For instance, John Foster Dulles, a leading architect of the UN who
went on to become U.S. secretary of state, outlined the agenda in his
1950 book War or Peace. “The United Nations represents not a
final stage in the development of world order, but only a primitive
stage,” explained Dulles, a founder of the globalist swamp known as the
Council on Foreign Relations. “Therefore its primary task is to create
the conditions which will make possible a more highly developed
organization.” Later in the book, Dulles dropped another bombshell: “I
have never seen any proposal made for collective security with teeth in
it, or for world government or for world federation, which could not be
carried out either by the United Nations or under the United Nations
Charter.”

Truly reforming the corrupt dictators club to conform with Trump’s
publicly articulated “America First” vision of sovereign nations is
impossible.
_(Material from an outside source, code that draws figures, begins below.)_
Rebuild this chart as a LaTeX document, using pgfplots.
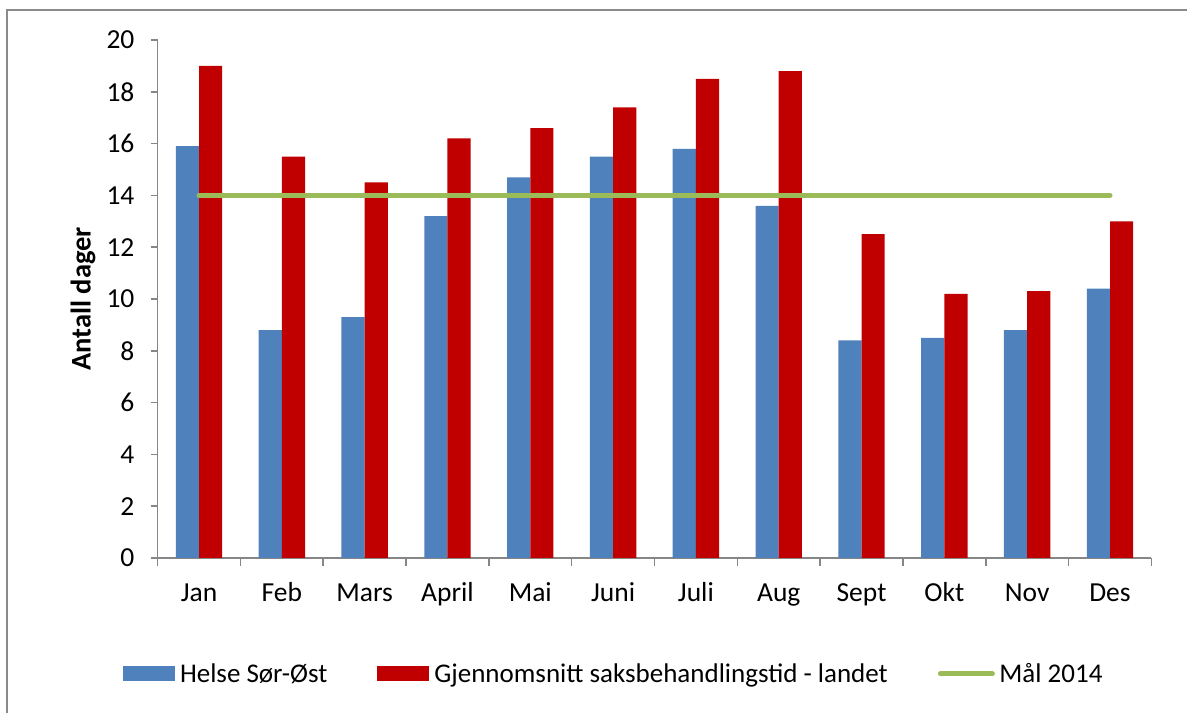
\documentclass[border=0pt]{standalone}
\usepackage{fontspec}
\setmainfont{Carlito}
\usepackage{pgfplots}
\pgfplotsset{compat=1.18}
\definecolor{hblue}{HTML}{4F81BD}
\definecolor{hred}{HTML}{C00000}
\definecolor{hgreen}{HTML}{9BBB59}
\definecolor{axgray}{HTML}{868686}
\definecolor{bordergray}{HTML}{8A8A8A}
\newcommand{\chartfont}{\fontsize{27.5bp}{33bp}\selectfont}
\newcommand{\legfont}{\fontsize{27bp}{32bp}\selectfont}
\begin{document}
\begin{tikzpicture}
\path[use as bounding box] (0,0) rectangle (1187bp,713bp);
\draw[bordergray, line width=2bp] (6.5bp,0) -- (6.5bp,702.5bp) -- (1187bp,702.5bp);
\begin{axis}[
  at={(157.6bp,155bp)}, anchor=south west,
  scale only axis, width=993.8bp, height=518bp,
  xmin=-0.5, xmax=11.5, ymin=0, ymax=20,
  axis lines*=left,
  axis line style={axgray, line width=1.5bp},
  xtick={0,1,2,3,4,5,6,7,8,9,10,11},
  xticklabels={Jan,Feb,Mars,April,Mai,Juni,Juli,Aug,Sept,Okt,Nov,Des},
  minor xtick={-0.5,0.5,1.5,2.5,3.5,4.5,5.5,6.5,7.5,8.5,9.5,10.5,11.5},
  major x tick style={draw=none},
  minor x tick style={axgray, line width=1.5bp},
  minor tick length=8bp,
  ytick={0,2,4,6,8,10,12,14,16,18,20},
  major y tick style={axgray, line width=1.5bp},
  major tick length=7bp,
  tick align=outside,
  /pgf/number format/assume math mode=true,
  ticklabel style={font=\chartfont, inner sep=0pt},
  xticklabel style={anchor=base, yshift=-36bp},
  yticklabel style={anchor=east, xshift=-16bp},
  ylabel={Antall dager},
  ylabel style={font=\fontsize{28.5bp}{34bp}\selectfont\bfseries, at={(axis description cs:-0.0751,0.5)}, anchor=center},
  legend columns=3,
  legend cell align=left,
  legend style={at={(axis description cs:-0.0348,-0.2239)}, anchor=west,
    draw=none, fill=none, inner sep=0pt, outer sep=0pt, font=\legfont,
    nodes={inner sep=0pt},
    /tikz/every even column/.append style={column sep=50bp}},
]
\addplot[ybar, fill=hblue, draw=none, bar width=0.28, bar shift=-0.14,
  legend image code/.code={\fill[hblue] (0bp,-7.5bp) rectangle (52bp,7.5bp); \path (57bp,0bp);}]
  coordinates {(0,15.9)(1,8.8)(2,9.3)(3,13.2)(4,14.7)(5,15.5)(6,15.8)(7,13.6)(8,8.4)(9,8.5)(10,8.8)(11,10.4)};
\addlegendentry{Helse Sør-Øst}
\addplot[ybar, fill=hred, draw=none, bar width=0.28, bar shift=0.14,
  legend image code/.code={\fill[hred] (0bp,-7.5bp) rectangle (52bp,7.5bp); \path (57bp,0bp);}]
  coordinates {(0,19.0)(1,15.5)(2,14.5)(3,16.2)(4,16.6)(5,17.4)(6,18.5)(7,18.8)(8,12.5)(9,10.2)(10,10.3)(11,13.0)};
\addlegendentry{Gjennomsnitt saksbehandlingstid - landet}
\addplot[hgreen, line width=5bp, line cap=round, mark=none,
  legend image code/.code={\draw[hgreen, line width=5bp, line cap=round] (2.5bp,0bp) -- (54.5bp,0bp); \path (59bp,0bp);}]
  coordinates {(0,14)(1,14)(2,14)(3,14)(4,14)(5,14)(6,14)(7,14)(8,14)(9,14)(10,14)(11,14)};
\addlegendentry{Mål 2014}
\end{axis}
\end{tikzpicture}
\end{document}
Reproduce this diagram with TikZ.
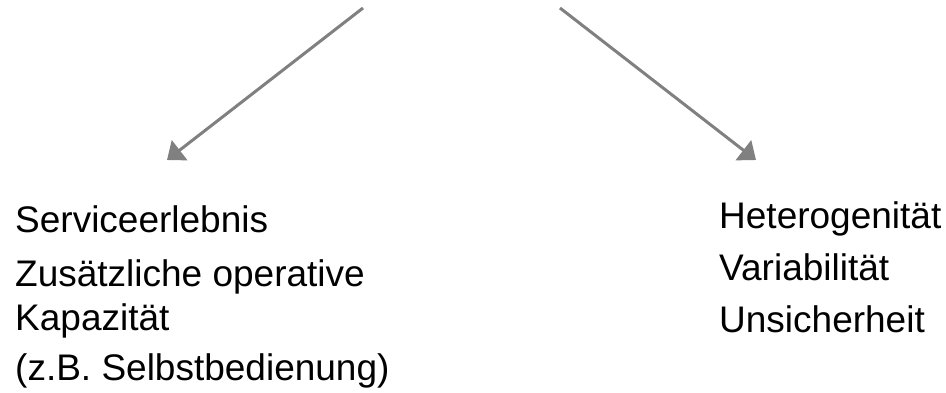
\documentclass[tikz,border=0pt]{standalone}
\usepackage{fontspec}
\setmainfont{Liberation Sans}
\usetikzlibrary{arrows.meta, positioning}
\definecolor{arrowgray}{HTML}{808080}

\begin{document}
\begin{tikzpicture}[
  x=1pt, y=1pt,
  item/.style={anchor=base west, inner sep=0pt, font=\fontsize{37}{44}\selectfont},
  arrow/.style={-{Triangle[length=16pt, width=25pt]}, line width=3pt, arrowgray}
]
\useasboundingbox (0,0) rectangle (946,392);

\coordinate (topL) at (363,384);
\coordinate (topR) at (560,384);
\coordinate (tipL) at (167,232);
\coordinate (tipR) at (756,232);

% left column
\node[item] (erlebnis) at (15,160) {Serviceerlebnis};
\node[item] (zusatz) at (15,106) {Zusätzliche operative};
\node[item] (kapaz) at (15,62) {Kapazität};
\node[item] (selbst) at (15,12) {(z.B. Selbstbedienung)};

% right column
\node[item] (hetero) at (719,164) {Heterogenität};
\node[item] (variab) at (719,112) {Variabilität};
\node[item] (unsich) at (719,60) {Unsicherheit};

\draw[arrow] (topL) -- (tipL);
\draw[arrow] (topR) -- (tipR);

\end{tikzpicture}
\end{document}
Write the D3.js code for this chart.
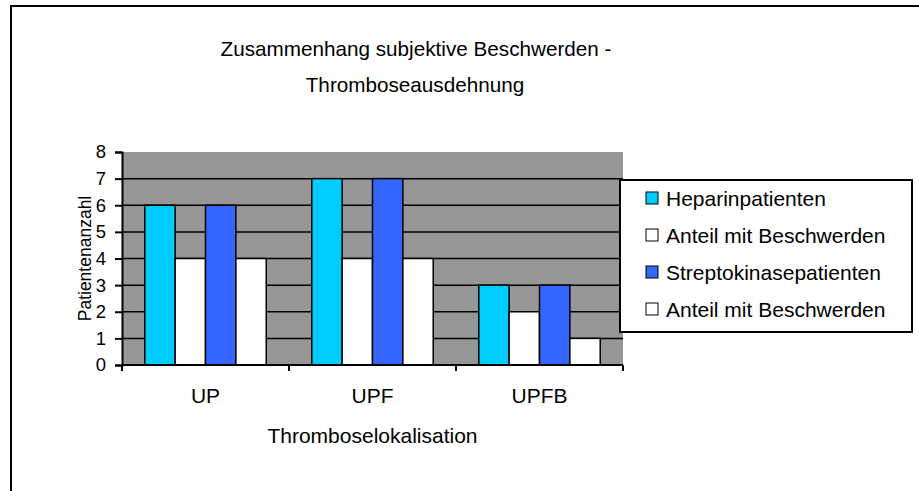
<!DOCTYPE html>
<html>
<head>
<meta charset="utf-8">
<script src="https://cdn.jsdelivr.net/npm/d3@7"></script>
<style>
  body { margin: 0; background: #fff; }
  text { font-family: "Liberation Sans", Arial, sans-serif; fill: #000; }
</style>
</head>
<body>
<div id="chart"></div>
<script>
// data
var categories = ["UP", "UPF", "UPFB"];
var seriesNames = ["Heparinpatienten", "Anteil mit Beschwerden", "Streptokinasepatienten", "Anteil mit Beschwerden"];
var heparin = [6, 7, 3];
var heparinBeschwerden = [4, 4, 2];
var strepto = [6, 7, 3];
var streptoBeschwerden = [4, 4, 1];
var yTicks = [0, 1, 2, 3, 4, 5, 6, 7, 8];

var seriesValues = [heparin, heparinBeschwerden, strepto, streptoBeschwerden];
var seriesColors = ["#00ccff", "#ffffff", "#3366ff", "#ffffff"];

var svgWidth = 919;
var svgHeight = 491;
var fontSize = "21px";

// plot area
var plot = { left: 122, right: 623, top: 152, bottom: 365 };

var svg = d3.select("#chart")
            .append("svg")
            .attr("width", svgWidth)
            .attr("height", svgHeight);

// outer chart border (runs off the right / bottom edges)
svg.append("rect")
   .attr("x", 11)
   .attr("y", 6)
   .attr("width", 940)
   .attr("height", 520)
   .attr("fill", "#fff")
   .attr("stroke", "#000")
   .attr("stroke-width", 2);

var x0 = d3.scaleBand()
           .domain(categories)
           .range([plot.left, plot.right]);

// gap width 150% -> 4 bars + 1.5 bar of gap per category
var barW = x0.bandwidth() / 5.5;

var yScale = d3.scaleLinear()
               .domain([0, 8])
               .range([plot.bottom, plot.top]);

// gray plot background
svg.append("rect")
   .attr("x", plot.left)
   .attr("y", plot.top)
   .attr("width", plot.right - plot.left)
   .attr("height", plot.bottom - plot.top)
   .attr("fill", "#969696");

// gridlines
svg.append("g")
   .selectAll("line")
   .data(yTicks.filter(d => d > 0 && d < 8))
   .enter()
   .append("line")
   .attr("x1", plot.left)
   .attr("x2", plot.right)
   .attr("y1", d => yScale(d))
   .attr("y2", d => yScale(d))
   .attr("stroke", "#000")
   .attr("stroke-width", 1.5);

// bars
var groups = svg.append("g")
                .selectAll("g")
                .data(categories)
                .enter()
                .append("g");

groups.selectAll("rect")
      .data((c, ci) => seriesValues.map((s, si) => ({ cat: c, si: si, value: s[ci] })))
      .enter()
      .append("rect")
      .attr("x", d => x0(d.cat) + 0.75 * barW + d.si * barW)
      .attr("y", d => yScale(d.value))
      .attr("width", barW)
      .attr("height", d => yScale(0) - yScale(d.value))
      .attr("fill", d => seriesColors[d.si])
      .attr("stroke", "#000")
      .attr("stroke-width", 1.5);

// y axis
var leftAxis = d3.axisLeft(yScale)
                 .tickValues(yTicks)
                 .tickSize(7)
                 .tickPadding(9)
                 .tickFormat(d3.format("d"));

var yAxis = svg.append("g")
               .attr("transform", `translate(${plot.left}, 0)`)
               .call(leftAxis);
yAxis.select(".domain").attr("stroke", "#000").attr("stroke-width", 2);
yAxis.selectAll(".tick line").attr("stroke", "#000").attr("stroke-width", 2);
yAxis.selectAll("text")
     .attr("font-size", "18.5px")
     .attr("font-family", "Liberation Sans, Arial, sans-serif")
     .attr("fill", "#000");

// x axis (ticks at category boundaries)
var xAxisG = svg.append("g");
xAxisG.append("line")
      .attr("x1", plot.left)
      .attr("x2", plot.right)
      .attr("y1", plot.bottom)
      .attr("y2", plot.bottom)
      .attr("stroke", "#000")
      .attr("stroke-width", 2);

var boundaries = categories.map(c => x0(c)).concat([plot.right]);
xAxisG.selectAll("line.tk")
      .data(boundaries)
      .enter()
      .append("line")
      .attr("class", "tk")
      .attr("x1", d => d)
      .attr("x2", d => d)
      .attr("y1", plot.bottom)
      .attr("y2", plot.bottom + 6)
      .attr("stroke", "#000")
      .attr("stroke-width", 2);

xAxisG.selectAll("text")
      .data(categories)
      .enter()
      .append("text")
      .attr("x", d => x0(d) + x0.bandwidth() / 2)
      .attr("y", 403)
      .attr("text-anchor", "middle")
      .attr("font-size", fontSize)
      .text(d => d);

// axis titles
svg.append("text")
   .attr("x", (plot.left + plot.right) / 2)
   .attr("y", 443)
   .attr("text-anchor", "middle")
   .attr("font-size", fontSize)
   .text("Thromboselokalisation");

svg.append("text")
   .attr("transform", `translate(91, ${(plot.top + plot.bottom) / 2}) rotate(-90)`)
   .attr("text-anchor", "middle")
   .attr("font-size", "17.5px")
   .text("Patientenanzahl");

// title
var title = svg.append("text")
               .attr("text-anchor", "middle")
               .attr("font-size", "20.7px");
title.append("tspan")
     .attr("x", 416)
     .attr("y", 56)
     .text("Zusammenhang subjektive Beschwerden -");
title.append("tspan")
     .attr("x", 415)
     .attr("y", 92)
     .text("Thromboseausdehnung");

// legend
var legend = svg.append("g");
legend.append("rect")
      .attr("x", 620)
      .attr("y", 180)
      .attr("width", 292)
      .attr("height", 152)
      .attr("fill", "#fff")
      .attr("stroke", "#000")
      .attr("stroke-width", 2);

var legendRows = legend.selectAll("g.item")
                       .data(seriesNames)
                       .enter()
                       .append("g")
                       .attr("class", "item")
                       .attr("transform", (d, i) => `translate(646, ${198 + i * 37})`);

legendRows.append("rect")
          .attr("x", 0)
          .attr("y", -6)
          .attr("width", 12)
          .attr("height", 12)
          .attr("fill", (d, i) => seriesColors[i])
          .attr("stroke", "#000")
          .attr("stroke-width", 1);

legendRows.append("text")
          .attr("x", 20)
          .attr("y", 7.5)
          .attr("font-size", fontSize)
          .text(d => d);
</script>
</body>
</html>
Indeed, the UN was founded, as its own architects revealed,
to slowly erode that sovereignty on the road to a totalitarian global
system that leading globalists often refer to in public as the “New
World Order.” Rather than reforming it, the U.S. government should
withdraw from the UN and evict its spy-infested headquarters from
American soil. Legislation in Congress, the American Sovereignty Restoration Act (H.R. 193),
would do precisely that. But for America to truly regain its
sovereignty and neutralize the globalist threat posed by the UN,
Americans must get educated and active in the fight.